La victoria de la carrasca, primer árbol español que gana el concurso europeo, es una muestra de que es posible que estos árboles atraigan interés e involucren a los ciudadanos y a organismos oficiales. En este caso fue una eurodiputada aragonesa, Isabel García, la que dio la idea de buscar un árbol singular para ir al certamen; luego juntaron fuerzas las comarcas limítrofes de Somontano y Sobrarbe (la de la carrasca) y el Ayuntamiento de Bárcabo; y TuHuesca, una entidad turística pública, financió con 36.000 euros la campaña. Aliados con las hermanas Arasanz, en el meollo estuvieron Enrique Pueyo, alcalde de un pueblo de Sobrarbe, Aínsa, y Clara Bosch, gerente de la Ruta del Vino del Somontano, nativos de la zona. En presencia de la encina, explican que entendieron que encumbrarla serviría para fortalecer un corredor turístico intercomarcal con dos joyas medievales como Aínsa y el pueblo de Alquézar, y una sierra, la de Guara, donde hay entre otras cosas pinturas rupestres y unos cañones óptimos para el barranquismo.

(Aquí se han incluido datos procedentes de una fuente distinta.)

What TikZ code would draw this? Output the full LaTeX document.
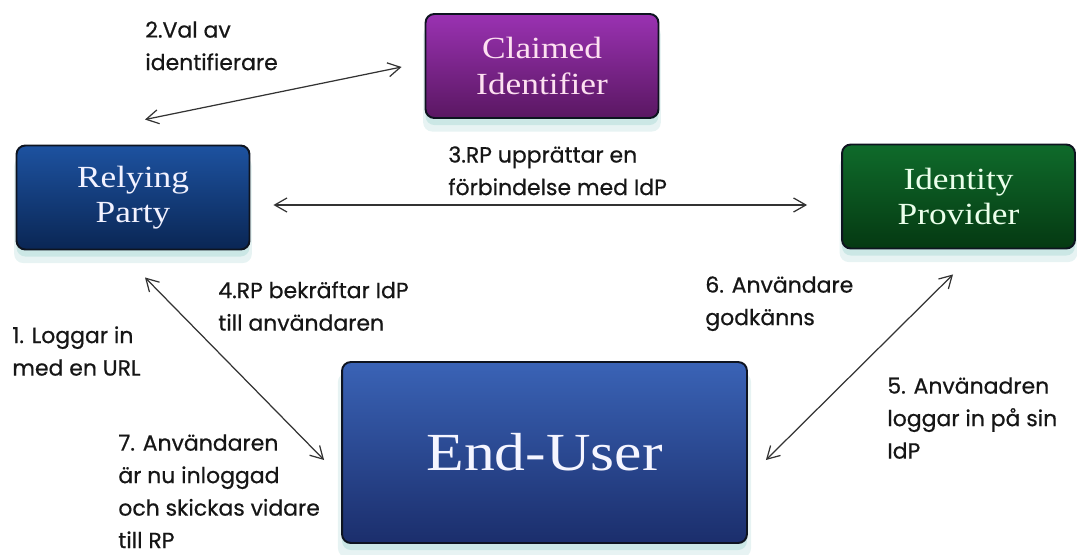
\documentclass[tikz,border=0pt]{standalone}
\usepackage{fontspec}
\usepackage{tikz}
\usetikzlibrary{arrows.meta,calc,shadows}
\newfontfamily\boxfont[FakeStretch=1.15]{Liberation Serif}
\newfontfamily\stepfont[FakeBold=0.6]{Poppins}
\definecolor{boxedge}{HTML}{0E1420}
\definecolor{glow}{HTML}{B9DEDC}
\definecolor{rptop}{HTML}{1D52A0}
\definecolor{rpbot}{HTML}{0A2654}
\definecolor{citop}{HTML}{9A32B2}
\definecolor{cibot}{HTML}{5A1762}
\definecolor{iptop}{HTML}{0F6B2B}
\definecolor{ipbot}{HTML}{053912}
\definecolor{eutop}{HTML}{3A63B6}
\definecolor{eubot}{HTML}{1B2E6C}
\definecolor{arrowgray}{HTML}{333333}
\definecolor{labeltext}{HTML}{161616}

\begin{document}
\begin{tikzpicture}[
			x=0.02cm,y=-0.02cm,
			box/.style={draw=boxedge,line width=1.1pt,rounded corners=5pt,minimum width=4.66cm,minimum height=2.08cm,align=center,font=\boxfont\fontsize{17.5}{20}\selectfont,drop shadow={shadow xshift=0pt,shadow yshift=-7pt,shadow scale=1.02,fill=glow,opacity=.35},drop shadow={shadow xshift=0pt,shadow yshift=-4pt,fill=glow,opacity=.6}},
			rpbox/.style={box,top color=rptop,bottom color=rpbot,text=blue!5},
			cibox/.style={box,top color=citop,bottom color=cibot,text=magenta!12},
			ipbox/.style={box,top color=iptop,bottom color=ipbot,text=green!8},
			eubox/.style={box,top color=eutop,bottom color=eubot,text=blue!4,minimum width=8.1cm,minimum height=3.62cm,font=\boxfont\fontsize{30.5}{34}\selectfont},
			lbl/.style={anchor=north west,inner sep=0pt,align=left,text=labeltext,font=\stepfont\fontsize{12.5}{18.5}\selectfont},
			arr/.style={{Straight Barb[length=7pt,width=8pt]}-{Straight Barb[length=7pt,width=8pt]},line width=0.7pt,arrowgray}
			]
			\useasboundingbox (0,0) rectangle (1077,554);
			\node[rpbox] (rp) at (133,197.5) {Relying\\Party};
			\node[cibox] (ci) at (542,66) {Claimed\\Identifier};
			\node[ipbox] (ip) at (958.5,196.5) {Identity\\Provider};
			\node[eubox] (eu) at (544.5,452.5) {End-User};
			\draw[arr] ($(rp.north)+(12,-25)$)--($(ci.west)+(-23,1)$);
			\draw[arr] ($(rp.east)+(23,7.5)$)--($(ip.west)+(-34,8.5)$);
			\draw[arr] ($(rp.south)+(12,27)$)--($(eu.west)+(-17,7.5)$);
			\draw[arr] ($(eu.east)+(18,7.5)$)--($(ip.south)+(-5.5,25)$);
			\node[lbl] (l2) at (145,21) {2.Val av\\identifierare};
			\node[lbl] (l3) at (448,146) {3.RP upprättar en\\förbindelse med IdP};
			\node[lbl] (l4) at (218,281) {4.RP bekräftar IdP\\till användaren};
			\node[lbl] (l1) at (12,326) {1. Loggar in\\med en URL};
			\node[lbl] (l7) at (118,434) {7. Användaren\\är nu inloggad\\och skickas vidare\\till RP};
			\node[lbl] (l6) at (705,276) {6. Användare\\godkänns};
			\node[lbl] (l5) at (887,377) {5. Använadren\\loggar in på sin\\IdP};
		\end{tikzpicture}
\end{document}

Bosch y Pueyo recuerdan el entusiasmo que sintieron el día que obtuvieron el premio europeo. También guardan cariño al momento en que ganaron, meses antes, el de Árbol del Año en España, organizado por Bosques Sin Fronteras. Aquel día aún no se había desatado el aragonesismo arbóreo que vino luego, pero ellos ya tramaban su estrategia. Al conocer la noticia, fueron donde el árbol a planificar los pasos siguientes. Contentos y en soledad, se comieron un bocadillo de longaniza bajo la sombra de la carrasca de Nicolás Arasanz.